What was climbing like in the 1970s? What was it like to stand at the base of a big wall in the Dolomites and conceive a new route? It was like reinventing the good old days, before the dark period in which conquest by any means (the Golden Age of aid climbing) became the only method of progress. We searched for new lines that would go free and were possible using removable protection—no bolts. Style was our most important criterion, not the grade.

The less gear one used the better. Respecting our predecessors and impressing insiders—our peers—were more important than seeking the recognition of the general public. It was meaningless to achieve higher grades at the expense of style.
Using the same prerequisites as our predecessors, we sought to evolve; following even stricter ethics became the clearest and most honest answer.

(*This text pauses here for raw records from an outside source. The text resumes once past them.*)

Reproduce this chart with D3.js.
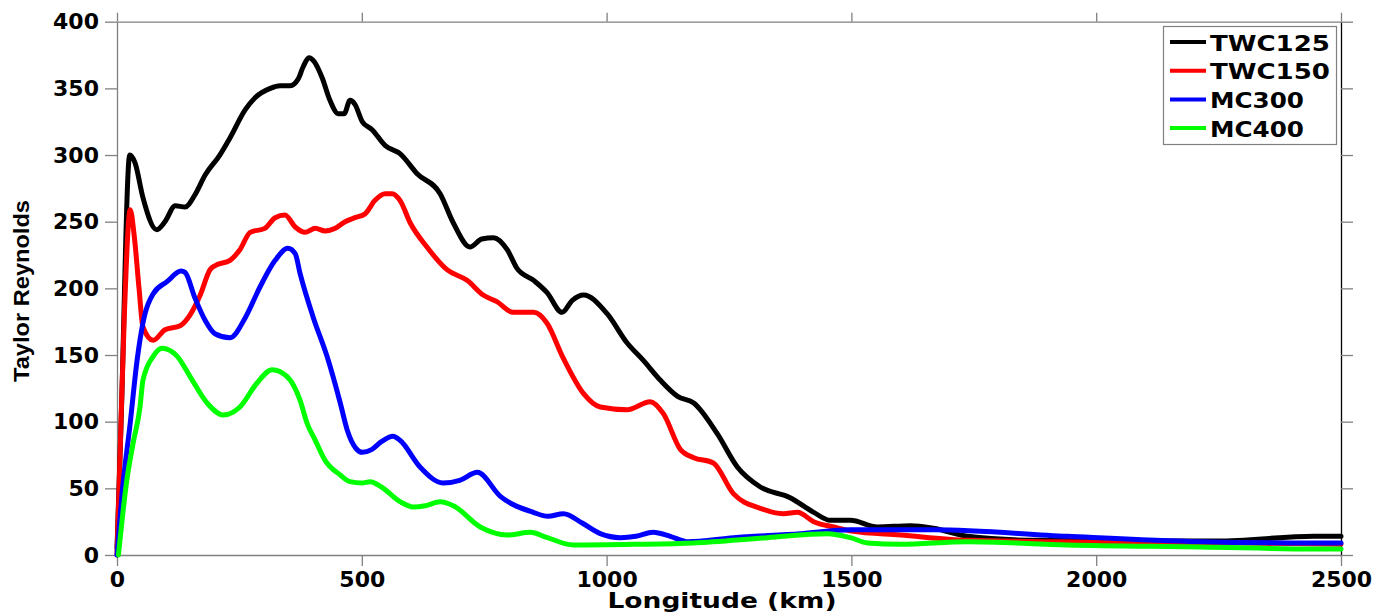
<!DOCTYPE html>
<html><head><meta charset="utf-8">
<script src="https://cdn.jsdelivr.net/npm/d3@7/dist/d3.min.js"></script>
<style>
body{margin:0;background:#fff;}
svg{display:block;}
.tick text{font-family:"DejaVu Sans";font-weight:bold;font-size:22px;fill:#000;}
</style></head>
<body><svg id="c" width="1378" height="615"></svg>
<script>
// ---- data: [longitude km, Taylor Reynolds] ----
const twc125 = [[0,5],[8,95],[26,300],[37,294],[53,268],[81,244],[98,250],[119,262],[139,261],[159,270],[180,285],[210,300],[231,313],[262,334],[282,343],[313,350],[333,352],[354,352],[370,357],[380,366],[392,373],[403,370],[419,358],[435,341],[452,331],[464,331],[476,341],[486,338],[501,325],[521,319],[548,307],[578,301],[613,286],[660,271],[687,249],[721,231],[745,237],[769,238],[797,229],[817,215],[851,206],[878,197],[909,182],[930,191],[953,195],[1001,181],[1042,159],[1075,146],[1110,131],[1145,119],[1178,114],[1226,91],[1267,66],[1314,51],[1375,43],[1423,32],[1457,26],[1498,26],[1553,21],[1621,22],[1668,20],[1737,14],[1873,11],[2077,10.5],[2248,10.5],[2445,14],[2500,14]];
const twc150 = [[0,0],[5,60],[15,180],[27,259],[35,240],[45,200],[53,171],[74,161],[98,169],[129,172],[149,180],[170,195],[190,214],[200,217],[231,221],[251,229],[272,242],[302,245],[323,253],[343,255],[364,246],[384,242],[405,245],[425,243],[446,245],[466,250],[486,253],[507,256],[527,266],[548,271],[562,271],[578,266],[599,249],[633,231],[674,214],[715,206],[748,195],[776,190],[809,182],[851,182],[878,174],[911,148],[953,121],[987,111],[1042,109],[1089,115],[1116,106],[1151,79],[1178,73],[1218,69],[1259,46],[1314,35],[1361,31],[1390,32],[1423,25],[1464,21],[1500,18],[1600,15],[1737,11],[1900,10],[2100,9.5],[2300,9],[2500,8]];
const mc300 = [[0,0],[10,45],[27,99],[41,146],[53,174],[74,196],[102,205],[131,213],[139,212],[159,193],[180,176],[200,166],[231,163],[262,178],[292,201],[323,221],[349,230],[364,226],[374,211],[401,178],[429,149],[456,114],[470,94],[488,80],[501,77],[520,79],[540,85],[564,89],[578,86],[619,66],[666,54],[700,56],[736,62],[783,44],[850,32],[880,29],[912,31],[950,24],[987,16],[1028,13],[1060,14],[1095,17],[1130,14],[1165,10],[1259,13],[1396,16],[1498,19],[1668,19],[1941,14],[2213,10],[2445,9],[2500,9]];
const mc400 = [[3,0],[20,56],[33,84],[47,111],[53,131],[74,149],[92,155],[123,149],[149,134],[184,114],[217,105],[251,111],[286,129],[317,139],[347,134],[374,116],[388,99],[405,86],[425,71],[456,60],[476,55],[500,54],[517,55],[540,51],[578,40],[605,36],[630,37],[660,40],[687,37],[742,21],[797,15],[844,17],[879,13],[932,7.5],[1055,8],[1177,9],[1328,13],[1451,16],[1498,13],[1533,9],[1600,8],[1737,10],[1941,7.5],[2213,6],[2445,4.5],[2500,4.5]];
const seriesNames = ["TWC125","TWC150","MC300","MC400"];
const seriesColors = ["#000000","#ff0000","#0000ff","#00ff00"];
const seriesData = [twc125, twc150, mc300, mc400];
const xTicks = [0,500,1000,1500,2000,2500];
const yTicks = [0,50,100,150,200,250,300,350,400];
const xLabel = "Longitude (km)";
const yLabel = "Taylor Reynolds";

// ---- layout ----
const L=117, R=1341, T=21.7, B=555;
const svg = d3.select("#c");
const x = d3.scaleLinear().domain([0,2500]).range([L,R]);
const y = d3.scaleLinear().domain([0,400]).range([B,T]);
const axisColor = "#808080";

function styleAxis(g){
  g.selectAll("path.domain").attr("stroke",axisColor).attr("stroke-width",1.3);
  g.selectAll(".tick line").attr("stroke",axisColor).attr("stroke-width",1.3);
}

svg.append("g").attr("transform",`translate(0,${B})`)
  .call(d3.axisBottom(x).tickValues(xTicks).tickSize(11).tickSizeOuter(0).tickPadding(5).tickFormat(d3.format("d")))
  .call(styleAxis);
svg.append("g").attr("transform",`translate(0,${T})`)
  .call(d3.axisTop(x).tickValues(xTicks).tickSize(9).tickSizeOuter(0).tickFormat(""))
  .call(styleAxis);
svg.append("g").attr("transform",`translate(${L},0)`)
  .call(d3.axisLeft(y).tickValues(yTicks).tickSize(12).tickSizeOuter(0).tickPadding(6).tickFormat(d3.format("d")))
  .call(styleAxis);
const ra = svg.append("g").attr("transform",`translate(${R},0)`)
  .call(d3.axisRight(y).tickValues(yTicks).tickSize(12).tickSizeOuter(0).tickFormat(""))
  .call(styleAxis);
ra.select("path.domain").attr("stroke","#000");

// ---- lines ----
const line = d3.line().x(d=>x(d[0])).y(d=>y(d[1])).curve(d3.curveMonotoneX);
const plot = svg.append("g");
seriesData.forEach((s,i)=>{
  plot.append("path").datum(s).attr("d",line)
    .attr("fill","none").attr("stroke",seriesColors[i])
    .attr("stroke-width",5).attr("stroke-linejoin","round").attr("stroke-linecap","round");
});

// ---- axis titles ----
svg.append("text").attr("x",(L+R)/2-7).attr("y",608)
  .attr("text-anchor","middle").attr("font-family","DejaVu Sans").attr("font-weight","bold")
  .attr("font-size",21).attr("textLength",229).attr("lengthAdjust","spacingAndGlyphs")
  .text(xLabel);
svg.append("text").attr("transform",`translate(29,291) rotate(-90)`)
  .attr("text-anchor","middle").attr("font-family","Liberation Sans").attr("font-weight","bold")
  .attr("font-size",22).attr("textLength",182).attr("lengthAdjust","spacingAndGlyphs")
  .text(yLabel);

// ---- legend ----
const leg = svg.append("g");
leg.append("rect").attr("x",1163.5).attr("y",26.5).attr("width",173).attr("height",118)
  .attr("fill","#fff").attr("stroke",axisColor).attr("stroke-width",1.2);
const legWidths = [120,120,94,94];
seriesNames.forEach((n,i)=>{
  const cy = 42 + i*28.7;
  leg.append("line").attr("x1",1170).attr("x2",1206).attr("y1",cy).attr("y2",cy)
    .attr("stroke",seriesColors[i]).attr("stroke-width",4);
  leg.append("text").attr("x",1210).attr("y",cy+8.5)
    .attr("font-family","DejaVu Sans").attr("font-weight","bold").attr("font-size",22)
    .attr("textLength",legWidths[i]).attr("lengthAdjust","spacingAndGlyphs").text(n);
});
</script></body></html>
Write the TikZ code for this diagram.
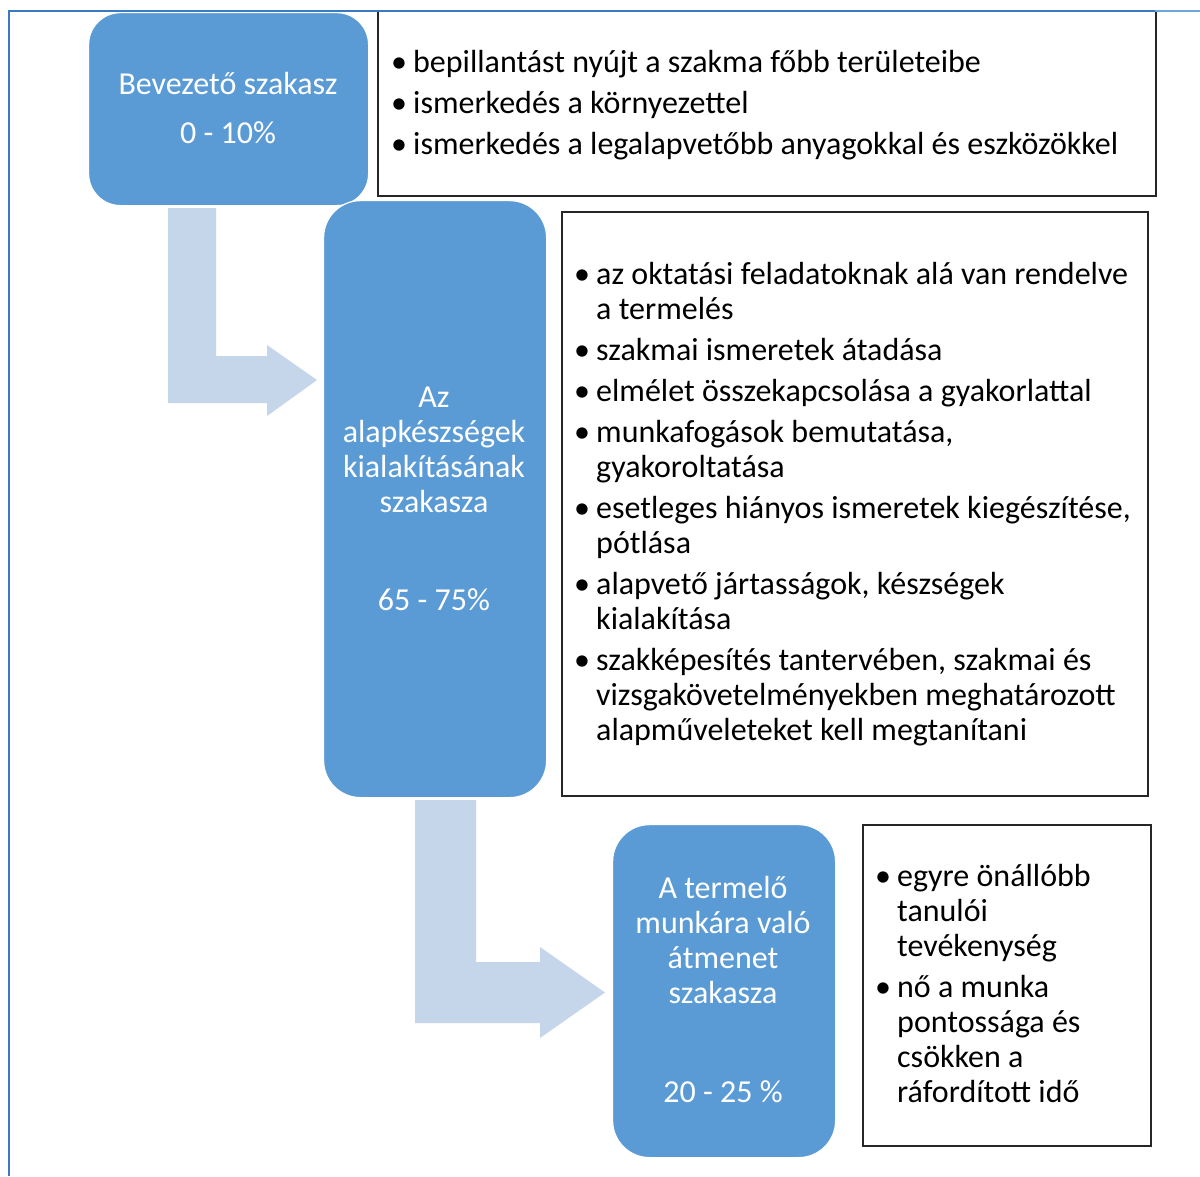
\documentclass[tikz,border=0pt]{standalone}
\usepackage{fontspec}
\setmainfont{Carlito}
\definecolor{phasefill}{HTML}{5B9BD5}
\definecolor{flowfill}{HTML}{C5D5EA}
\definecolor{framedark}{HTML}{3A7AC2}
\definecolor{framelight}{HTML}{6FA6DA}
\setlength{\parskip}{0pt}

% bulleted paragraphs with a hanging indent
\newcommand{\bulitem}{\noindent\hangindent=22pt\relax\hangafter=1\relax\makebox[22pt][l]{\textbullet}\ignorespaces}
\newcommand{\bulnext}{\par\vspace{6pt}\bulitem}

\begin{document}
\begin{tikzpicture}[x=1pt,y=-1pt,
  phase/.style={draw=white, line width=1.2pt, fill=phasefill, rounded corners=#1,
    inner sep=0pt, anchor=north west},
  phasetext/.style={text=white, align=center, anchor=base,
    font=\fontsize{32}{35}\selectfont},
  notebox/.style={draw=black!85, line width=1.6pt, fill=white, inner sep=0pt,
    anchor=north west},
  notetext/.style={anchor=base west, align=flush left, inner sep=0pt,
    font=\fontsize{32}{35}\selectfont},
  flow/.style={fill=flowfill, draw=none}]

\useasboundingbox (0,0) rectangle (1200,1176);
\fill[white] (0,0) rectangle (1200,1176);

% note boxes
\node[notebox, minimum width=778pt, minimum height=185pt] (n1) at (377,10) {};
\node[notebox, minimum width=586pt, minimum height=584pt] (n2) at (561,211) {};
\node[notebox, minimum width=288pt, minimum height=321pt] (n3) at (862,824) {};

% bent arrows between the phases
\fill[flow] (168,208) -- (216,208) -- (216,356) -- (267,356) -- (267,345)
  -- (317,380) -- (267,416) -- (267,403) -- (168,403) -- cycle;
\fill[flow] (415,800) -- (476,800) -- (476,962) -- (540,962) -- (540,947)
  -- (605,992.5) -- (540,1038) -- (540,1023) -- (415,1023) -- cycle;

% phases
\node[phase=32pt, minimum width=280pt, minimum height=193pt] (p1) at (88,12) {};
\node[phase=37pt, minimum width=223pt, minimum height=597pt] (p2) at (323,200) {};
\node[phase=37pt, minimum width=223pt, minimum height=333pt] (p3) at (612,824) {};

\node[phasetext] (t1) at (228,143) {Bevezető szakasz\\[14pt]0 - 10\%};
\node[phasetext] (t2) at (434,610) {Az\\alapkészségek\\kialakításának\\szakasza\\[63pt]65 - 75\%};
\node[phasetext] (t3) at (723,1102) {A termelő\\munkára való\\átmenet\\szakasza\\[64pt]20 - 25 \%};

% notes
\node[notetext, text width=800pt] (l1) at (391,72) {%
  \bulitem bepillantást nyújt a szakma főbb területeibe
  \bulnext ismerkedés a környezettel
  \bulnext ismerkedés a legalapvetőbb anyagokkal és eszközökkel\par};
\node[notetext, text width=620pt] (l2) at (574,284) {%
  \bulitem az oktatási feladatoknak alá van rendelve\newline a termelés
  \bulnext szakmai ismeretek átadása
  \bulnext elmélet összekapcsolása a gyakorlattal
  \bulnext munkafogások bemutatása,\newline gyakoroltatása
  \bulnext esetleges hiányos ismeretek kiegészítése,\newline pótlása
  \bulnext alapvető jártasságok, készségek\newline kialakítása
  \bulnext szakképesítés tantervében, szakmai és\newline vizsgakövetelményekben meghatározott\newline alapműveleteket kell megtanítani\par};
\node[notetext, text width=300pt] (l3) at (875,886) {%
  \bulitem egyre önállóbb\newline tanulói\newline tevékenység
  \bulnext nő a munka\newline pontossága és\newline csökken a\newline ráfordított idő\par};

% canvas frame
\draw[framedark, line width=2pt] (8.5,1176) -- (8.5,10.5) -- (1155,10.5);
\draw[framelight, line width=2pt] (1155,10.5) -- (1200,10.5);
\end{tikzpicture}
\end{document}
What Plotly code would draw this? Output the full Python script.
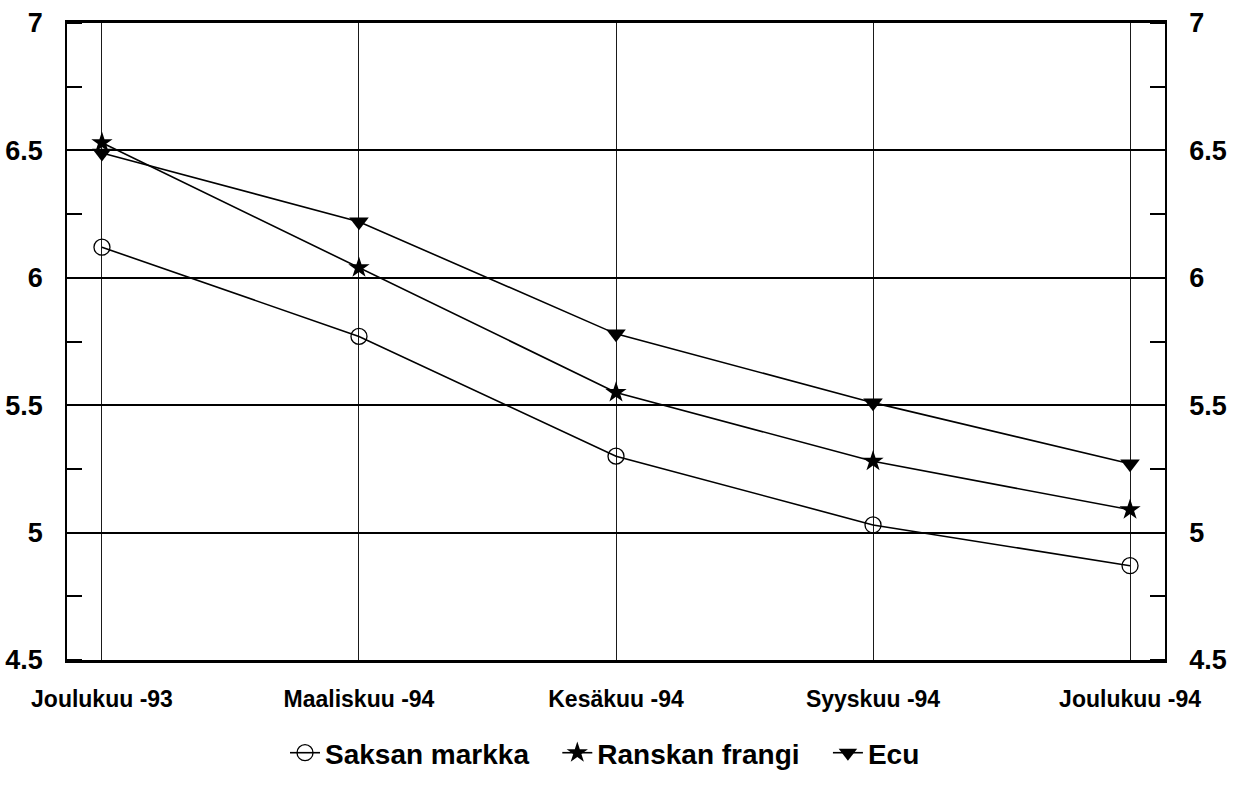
import plotly.graph_objects as go

kuukaudet = ['Joulukuu -93', 'Maaliskuu -94', 'Kesäkuu -94', 'Syyskuu -94', 'Joulukuu -94']
saksan_markka = [6.12, 5.77, 5.30, 5.03, 4.87]
ranskan_frangi = [6.53, 6.04, 5.55, 5.28, 5.09]
ecu = [6.49, 6.22, 5.78, 5.51, 5.27]

x_idx = list(range(len(kuukaudet)))
font = 'Liberation Sans, Arial, sans-serif'
gap = '&nbsp;' * 3

fig = go.Figure()
fig.add_trace(go.Scatter(x=x_idx, y=saksan_markka, mode='lines+markers', name=f'<b>Saksan markka</b>{gap}',
                         line={'color': 'black', 'width': 1.6},
                         marker={'symbol': 'circle-open', 'size': 16, 'color': 'black', 'line': {'width': 1.3}}))
fig.add_trace(go.Scatter(x=x_idx, y=ranskan_frangi, mode='lines+markers', name=f'<b>Ranskan frangi</b>{gap}',
                         line={'color': 'black', 'width': 1.6},
                         marker={'symbol': 'star', 'size': 16, 'color': 'black'}))
fig.add_trace(go.Scatter(x=x_idx, y=ecu, mode='lines+markers', name='<b>Ecu</b>',
                         line={'color': 'black', 'width': 1.6},
                         marker={'symbol': 'triangle-down', 'size': 17, 'color': 'black'}))
# näkymätön jälki oikeaa akselia varten
fig.add_trace(go.Scatter(x=x_idx, y=ecu, yaxis='y2', mode='markers', showlegend=False,
                         hoverinfo='skip', marker={'opacity': 0}))

y_ticks = [4.5, 5, 5.5, 6, 6.5, 7]
common_y = dict(range=[4.5, 7], tickvals=y_ticks, ticktext=[f'<b>{v:g}</b>' for v in y_ticks],
                tickfont={'family': font, 'size': 27, 'color': 'black'}, ticks='',
                ticklabelstandoff=17, automargin=False,
                showline=True, linecolor='black', linewidth=1.5, zeroline=False,
                minor={'dtick': 0.25, 'tick0': 4.5, 'ticks': 'inside', 'ticklen': 15,
                       'tickcolor': 'black', 'tickwidth': 1.5, 'showgrid': False})

fig.update_layout(
    width=1237, height=790,
    margin={'l': 67, 'r': 72, 't': 23, 'b': 110},
    paper_bgcolor='white', plot_bgcolor='white',
    showlegend=True,
    legend={'orientation': 'h', 'x': 0.49, 'xanchor': 'center', 'y': -0.146, 'yanchor': 'middle',
            'font': {'family': font, 'size': 28, 'color': 'black'}, 'itemwidth': 30},
    xaxis=dict(range=[-0.136, 4.136], tickvals=x_idx, ticktext=[f'<b>{k}</b>' for k in kuukaudet],
               tickfont={'family': font, 'size': 23, 'color': 'black'}, ticks='',
               ticklabelstandoff=17, automargin=False,
               showgrid=True, gridcolor='#1a1a1a', gridwidth=1.3,
               showline=True, linecolor='black', linewidth=2.5, mirror=True, zeroline=False),
    yaxis=dict(**common_y, showgrid=True, gridcolor='black', gridwidth=1.6),
    yaxis2=dict(**common_y, overlaying='y', side='right', showgrid=False),
)
# selaimen oletusmarginaali pois, jotta kuva alkaa vasemmasta yläkulmasta
fig.write_html('out.html', config={'displayModeBar': False},
               post_script="document.body.style.margin='0';")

Our climbing world in the Seventies: We would consider our options from the base of the wall and then start climbing free, following the rock’s features like edges, pockets, flakes, and cracks. It was also key that we find natural placements for protection. A rack of nuts and Hexentrics, some pitons—that was it. Dealing with risk was the central problem around which everything else evolved. Climbing free into the unknown, one faces a situation that is radically different from that encountered on an established sport route. Pushing the grades under these conditions required both boldness and creativity. Sometimes we were lucky to survive, but that didn’t make us any less easygoing. Our lifestyle and spirit hove closer to hippie culture than to the pathetic “hero image” of mainstream alpinism.

WHAT WE Became...



The end of adventure means the end of freedom

In the early 1980s sport climbing garnered its first public attention. There was something new and fresh in the air. Free climbing finally became clearly defined (the concept of the “redpoint”), and the whole game took on a new dimension. Despite a clear shift toward a more gymnastic and sport-oriented ethos, nobody thought that the era of risk and adventure would end. Approaching a wall from the base and exploring it in clean free-climbing style was still the highest goal of the mountain climber—of course, without the use of bolts. That’s why redpoint ascents of classic aid routes became the new trend for grade chasers. Most of these routes already had in situ protection: old pitons or in some cases bolts, a prerequisite for hard sport climbing. But what had happened to our dream world, to our “separate reality,” to our nonconformist lifestyle? We never imagined that the mountains would become a sporting arena! Climbing was fascinating to us, because it was different from everyday life and common sports. Climbing was exclusively our world, and we enjoyed the freedom to play our own personal game, far from the spotlight.

1982 - freeing aid routes on the Rotwand, Dolomites

When Nico Mailänder published an article about Pete Livesey’s efforts to free some of the classic Dolomite aid routes, we were all impressed. Livesey’s efforts sparked my own curiosity, and for the first time I started to work out: traverses on the stone walls of our house, pull-ups, slack lining. A redpoint ascent of the Buhl route on the Rotwand became my first sport-climbing experience in the Dolomites. It was interesting, but didn’t change my opinion that the real evolution would take place on first ascents, without any in situ protection.



I had always considered sport climbing and mountain climbing to be two different games. Sport climbing is sport; mountain climbing is adventure. Sport climbing is free of risk; mountain climbing is characterized by risk. Sport climbing is a purely athletic pursuit, while the difficulty of a mountain route is mainly determined by the psychological challenge.

Today’s reality: many mountain routes are prepared like sport routes. That means exploring from protection point to protection point in a mixed style that blends free and aid. Redpoint attempts follow only after the climber has perfectly prepared and protected the route. This preinspection sometimes involves fixing ropes from the top down, working single moves, and placing protection on toprope.

For me, such climbs are “sport climbing of the uncomfortable sort” and have nothing in common with the adventure climbing of our predecessors nor with the style-conscious minimalism of my generation. Nevertheless, these climbs get written up, publicized as evolutionary high points and the new standard in mountain climbing. Nobody seems to question this development. It strongly recalls the dark ages of the “Direttissimas,” when conquering the impossible by any means was a means to capture the interest of the general public, and obtain honor and even medals from the authorities. Strangely enough, today’s mindset is still mired in the era of the 1936 Eiger tragedy and other heroic suffer-stories. The only difference is that today’s “heroes” represent their sponsors instead of nationalistic interests, as they did in the pre-WWII era.

In this new business-driven model of alpinism, even dedicated risk-deniers are considered heroes—as soon as they connect their name to a mountain. The good old atmosphere of mountain drama still confers spectacular cachet, adding value to otherwise unremarkable performances.

Fact is: today’s generation simply ignored our generation’s purist mindset and has pushed evolution according to their own rules, virtually through the back door.